What Is Mixture of Experts?
Mixture of Experts (MoE) is a neural network architecture that divides a model into multiple specialized sub-networks called experts, along with a gating mechanism that routes each input to only a subset of these experts. This design allows models to have enormous total parameter counts while activating only a fraction of them for any given input, dramatically reducing computational costs during inference.
In modern MoE language models, each Transformer layer contains multiple feed-forward expert networks. A learned router examines each token and selects the top-k experts (typically 2 out of 8 or more) to process it. The outputs from the selected experts are weighted and combined. This sparse activation means a model with hundreds of billions of total parameters may only use a fraction of them per forward pass.
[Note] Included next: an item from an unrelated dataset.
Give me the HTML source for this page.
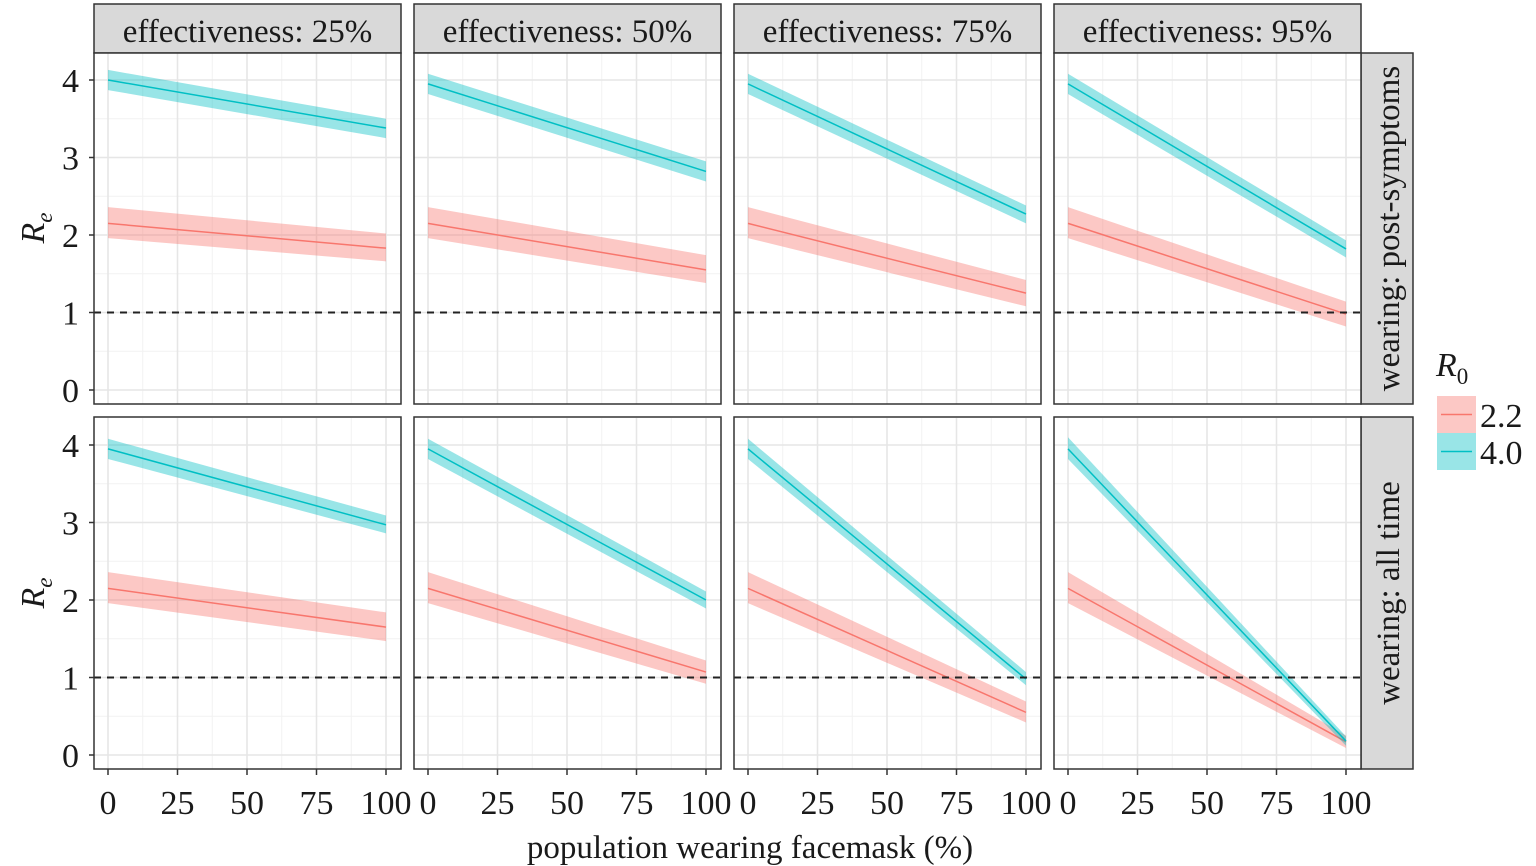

Advantages of MoE Architecture
MoE models achieve performance comparable to dense models many times their active parameter count. They train faster because each expert can specialize in different types of knowledge or tasks. The architecture also scales efficiently, as adding more experts increases model capacity without proportionally increasing inference cost.
Deployment Considerations
While MoE models are computationally efficient during inference, they require more memory since all expert weights must be loaded even though only some are active. Enterprise deployments must balance the performance benefits against memory requirements. MoE architectures are particularly valuable when serving diverse workloads, as different experts naturally specialize in different domains.